■ WRITTEN TASK ■
In this exercise, return the whole listing exactly, excluding any images.
+ + + + +
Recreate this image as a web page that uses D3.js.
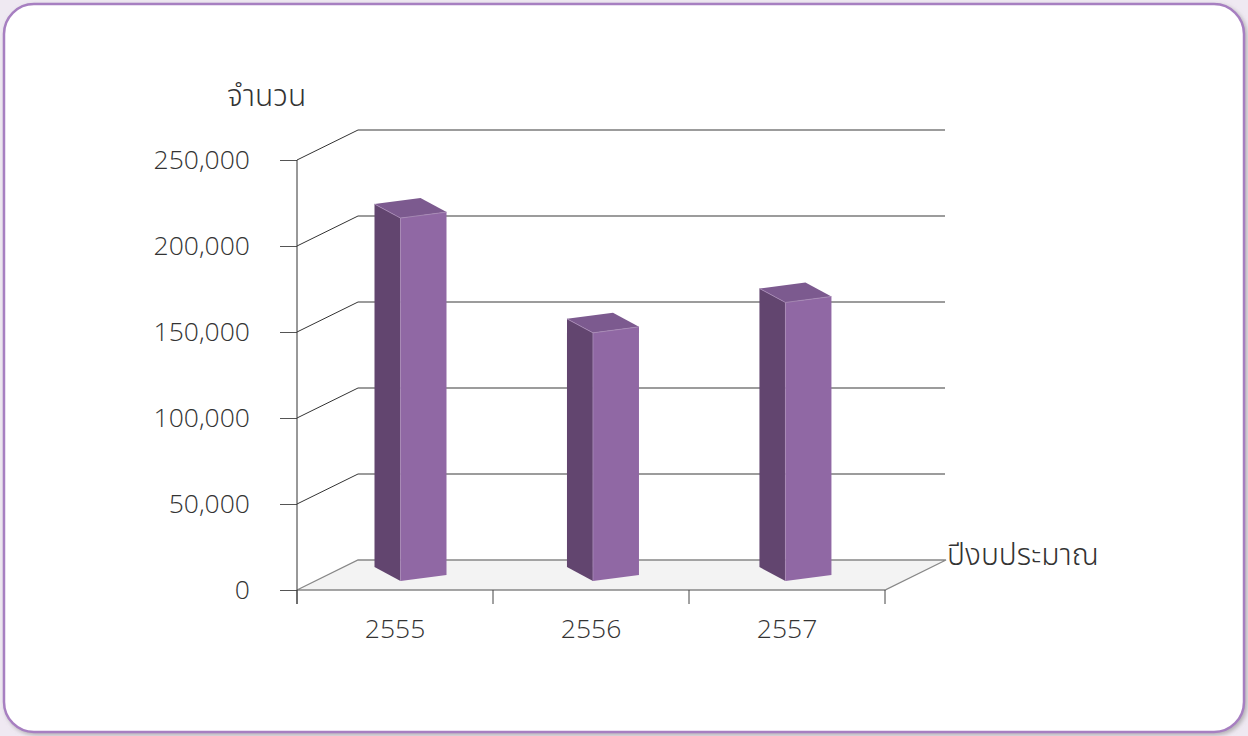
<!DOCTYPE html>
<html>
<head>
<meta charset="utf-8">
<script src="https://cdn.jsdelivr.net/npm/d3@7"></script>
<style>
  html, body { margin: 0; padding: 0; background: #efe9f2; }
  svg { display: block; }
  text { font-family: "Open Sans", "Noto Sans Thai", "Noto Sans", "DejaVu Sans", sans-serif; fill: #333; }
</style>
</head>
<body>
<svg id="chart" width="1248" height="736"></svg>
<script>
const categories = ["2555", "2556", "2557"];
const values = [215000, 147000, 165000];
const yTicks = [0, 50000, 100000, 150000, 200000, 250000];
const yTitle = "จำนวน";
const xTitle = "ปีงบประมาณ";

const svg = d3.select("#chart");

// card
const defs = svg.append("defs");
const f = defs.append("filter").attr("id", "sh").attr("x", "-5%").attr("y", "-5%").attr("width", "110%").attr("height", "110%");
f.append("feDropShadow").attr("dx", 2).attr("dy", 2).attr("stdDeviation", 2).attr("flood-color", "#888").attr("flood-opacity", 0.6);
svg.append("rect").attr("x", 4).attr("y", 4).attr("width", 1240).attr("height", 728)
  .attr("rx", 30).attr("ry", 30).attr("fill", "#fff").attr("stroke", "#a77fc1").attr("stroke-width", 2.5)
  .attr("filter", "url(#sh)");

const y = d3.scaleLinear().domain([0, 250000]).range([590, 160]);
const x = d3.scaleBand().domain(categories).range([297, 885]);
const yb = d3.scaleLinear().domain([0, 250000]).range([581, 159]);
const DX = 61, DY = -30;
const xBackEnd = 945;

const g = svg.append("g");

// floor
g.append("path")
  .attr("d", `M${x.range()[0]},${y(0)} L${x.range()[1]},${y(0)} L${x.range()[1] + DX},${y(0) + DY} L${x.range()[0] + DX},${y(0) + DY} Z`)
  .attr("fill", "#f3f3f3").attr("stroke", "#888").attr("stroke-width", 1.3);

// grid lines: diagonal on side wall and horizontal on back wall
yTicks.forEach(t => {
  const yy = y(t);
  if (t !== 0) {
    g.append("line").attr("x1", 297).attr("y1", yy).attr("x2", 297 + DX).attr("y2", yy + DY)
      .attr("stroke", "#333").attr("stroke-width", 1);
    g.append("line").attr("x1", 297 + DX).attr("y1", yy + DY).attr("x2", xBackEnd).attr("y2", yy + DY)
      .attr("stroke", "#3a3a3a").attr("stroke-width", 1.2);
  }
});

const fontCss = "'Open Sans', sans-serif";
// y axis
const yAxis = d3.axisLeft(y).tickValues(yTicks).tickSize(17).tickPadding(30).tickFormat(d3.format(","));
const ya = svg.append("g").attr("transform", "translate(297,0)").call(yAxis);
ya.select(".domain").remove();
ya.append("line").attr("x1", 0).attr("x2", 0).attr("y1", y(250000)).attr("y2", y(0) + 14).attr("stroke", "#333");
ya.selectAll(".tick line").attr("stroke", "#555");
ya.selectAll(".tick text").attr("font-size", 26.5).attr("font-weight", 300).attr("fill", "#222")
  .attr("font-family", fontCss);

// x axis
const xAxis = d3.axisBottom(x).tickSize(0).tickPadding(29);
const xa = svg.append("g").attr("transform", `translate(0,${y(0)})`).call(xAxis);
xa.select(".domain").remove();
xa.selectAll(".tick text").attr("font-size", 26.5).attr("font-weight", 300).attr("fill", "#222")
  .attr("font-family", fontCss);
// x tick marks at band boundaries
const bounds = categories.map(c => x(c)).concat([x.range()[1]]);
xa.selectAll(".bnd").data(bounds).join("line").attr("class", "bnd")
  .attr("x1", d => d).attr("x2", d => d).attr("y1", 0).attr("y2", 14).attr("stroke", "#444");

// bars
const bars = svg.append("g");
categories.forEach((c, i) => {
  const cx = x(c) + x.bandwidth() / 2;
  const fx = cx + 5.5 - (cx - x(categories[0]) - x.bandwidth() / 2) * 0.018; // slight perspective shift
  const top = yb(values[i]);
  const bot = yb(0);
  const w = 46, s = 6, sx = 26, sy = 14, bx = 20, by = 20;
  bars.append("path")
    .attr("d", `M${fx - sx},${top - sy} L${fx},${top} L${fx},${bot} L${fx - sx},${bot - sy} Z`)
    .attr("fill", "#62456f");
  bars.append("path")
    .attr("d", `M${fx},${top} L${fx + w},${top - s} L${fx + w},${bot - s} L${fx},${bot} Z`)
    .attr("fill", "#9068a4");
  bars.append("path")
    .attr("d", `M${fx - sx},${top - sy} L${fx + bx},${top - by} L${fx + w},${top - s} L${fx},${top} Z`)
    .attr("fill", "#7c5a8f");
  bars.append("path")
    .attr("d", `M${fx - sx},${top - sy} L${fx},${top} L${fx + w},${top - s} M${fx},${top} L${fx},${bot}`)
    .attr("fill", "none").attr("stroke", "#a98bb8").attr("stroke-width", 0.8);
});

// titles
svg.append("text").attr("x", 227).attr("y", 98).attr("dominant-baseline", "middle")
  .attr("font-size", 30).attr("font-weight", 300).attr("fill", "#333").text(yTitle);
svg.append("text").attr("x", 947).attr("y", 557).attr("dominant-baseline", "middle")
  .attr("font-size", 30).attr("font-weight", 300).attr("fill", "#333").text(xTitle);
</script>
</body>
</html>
+ + + + +
■ RESULT ■
Recreate this image as a web page that uses D3.js.
<!DOCTYPE html>
<html>
<head>
<meta charset="utf-8">
<script src="https://cdn.jsdelivr.net/npm/d3@7"></script>
<style>
  html, body { margin: 0; padding: 0; background: #efe9f2; }
  svg { display: block; }
  text { font-family: "Open Sans", "Noto Sans Thai", "Noto Sans", "DejaVu Sans", sans-serif; fill: #333; }
</style>
</head>
<body>
<svg id="chart" width="1248" height="736"></svg>
<script>
const categories = ["2555", "2556", "2557"];
const values = [215000, 147000, 165000];
const yTicks = [0, 50000, 100000, 150000, 200000, 250000];
const yTitle = "จำนวน";
const xTitle = "ปีงบประมาณ";

const svg = d3.select("#chart");

// card
const defs = svg.append("defs");
const f = defs.append("filter").attr("id", "sh").attr("x", "-5%").attr("y", "-5%").attr("width", "110%").attr("height", "110%");
f.append("feDropShadow").attr("dx", 2).attr("dy", 2).attr("stdDeviation", 2).attr("flood-color", "#888").attr("flood-opacity", 0.6);
svg.append("rect").attr("x", 4).attr("y", 4).attr("width", 1240).attr("height", 728)
  .attr("rx", 30).attr("ry", 30).attr("fill", "#fff").attr("stroke", "#a77fc1").attr("stroke-width", 2.5)
  .attr("filter", "url(#sh)");

const y = d3.scaleLinear().domain([0, 250000]).range([590, 160]);
const x = d3.scaleBand().domain(categories).range([297, 885]);
const yb = d3.scaleLinear().domain([0, 250000]).range([581, 159]);
const DX = 61, DY = -30;
const xBackEnd = 945;

const g = svg.append("g");

// floor
g.append("path")
  .attr("d", `M${x.range()[0]},${y(0)} L${x.range()[1]},${y(0)} L${x.range()[1] + DX},${y(0) + DY} L${x.range()[0] + DX},${y(0) + DY} Z`)
  .attr("fill", "#f3f3f3").attr("stroke", "#888").attr("stroke-width", 1.3);

// grid lines: diagonal on side wall and horizontal on back wall
yTicks.forEach(t => {
  const yy = y(t);
  if (t !== 0) {
    g.append("line").attr("x1", 297).attr("y1", yy).attr("x2", 297 + DX).attr("y2", yy + DY)
      .attr("stroke", "#333").attr("stroke-width", 1);
    g.append("line").attr("x1", 297 + DX).attr("y1", yy + DY).attr("x2", xBackEnd).attr("y2", yy + DY)
      .attr("stroke", "#3a3a3a").attr("stroke-width", 1.2);
  }
});

const fontCss = "'Open Sans', sans-serif";
// y axis
const yAxis = d3.axisLeft(y).tickValues(yTicks).tickSize(17).tickPadding(30).tickFormat(d3.format(","));
const ya = svg.append("g").attr("transform", "translate(297,0)").call(yAxis);
ya.select(".domain").remove();
ya.append("line").attr("x1", 0).attr("x2", 0).attr("y1", y(250000)).attr("y2", y(0) + 14).attr("stroke", "#333");
ya.selectAll(".tick line").attr("stroke", "#555");
ya.selectAll(".tick text").attr("font-size", 26.5).attr("font-weight", 300).attr("fill", "#222")
  .attr("font-family", fontCss);

// x axis
const xAxis = d3.axisBottom(x).tickSize(0).tickPadding(29);
const xa = svg.append("g").attr("transform", `translate(0,${y(0)})`).call(xAxis);
xa.select(".domain").remove();
xa.selectAll(".tick text").attr("font-size", 26.5).attr("font-weight", 300).attr("fill", "#222")
  .attr("font-family", fontCss);
// x tick marks at band boundaries
const bounds = categories.map(c => x(c)).concat([x.range()[1]]);
xa.selectAll(".bnd").data(bounds).join("line").attr("class", "bnd")
  .attr("x1", d => d).attr("x2", d => d).attr("y1", 0).attr("y2", 14).attr("stroke", "#444");

// bars
const bars = svg.append("g");
categories.forEach((c, i) => {
  const cx = x(c) + x.bandwidth() / 2;
  const fx = cx + 5.5 - (cx - x(categories[0]) - x.bandwidth() / 2) * 0.018; // slight perspective shift
  const top = yb(values[i]);
  const bot = yb(0);
  const w = 46, s = 6, sx = 26, sy = 14, bx = 20, by = 20;
  bars.append("path")
    .attr("d", `M${fx - sx},${top - sy} L${fx},${top} L${fx},${bot} L${fx - sx},${bot - sy} Z`)
    .attr("fill", "#62456f");
  bars.append("path")
    .attr("d", `M${fx},${top} L${fx + w},${top - s} L${fx + w},${bot - s} L${fx},${bot} Z`)
    .attr("fill", "#9068a4");
  bars.append("path")
    .attr("d", `M${fx - sx},${top - sy} L${fx + bx},${top - by} L${fx + w},${top - s} L${fx},${top} Z`)
    .attr("fill", "#7c5a8f");
  bars.append("path")
    .attr("d", `M${fx - sx},${top - sy} L${fx},${top} L${fx + w},${top - s} M${fx},${top} L${fx},${bot}`)
    .attr("fill", "none").attr("stroke", "#a98bb8").attr("stroke-width", 0.8);
});

// titles
svg.append("text").attr("x", 227).attr("y", 98).attr("dominant-baseline", "middle")
  .attr("font-size", 30).attr("font-weight", 300).attr("fill", "#333").text(yTitle);
svg.append("text").attr("x", 947).attr("y", 557).attr("dominant-baseline", "middle")
  .attr("font-size", 30).attr("font-weight", 300).attr("fill", "#333").text(xTitle);
</script>
</body>
</html>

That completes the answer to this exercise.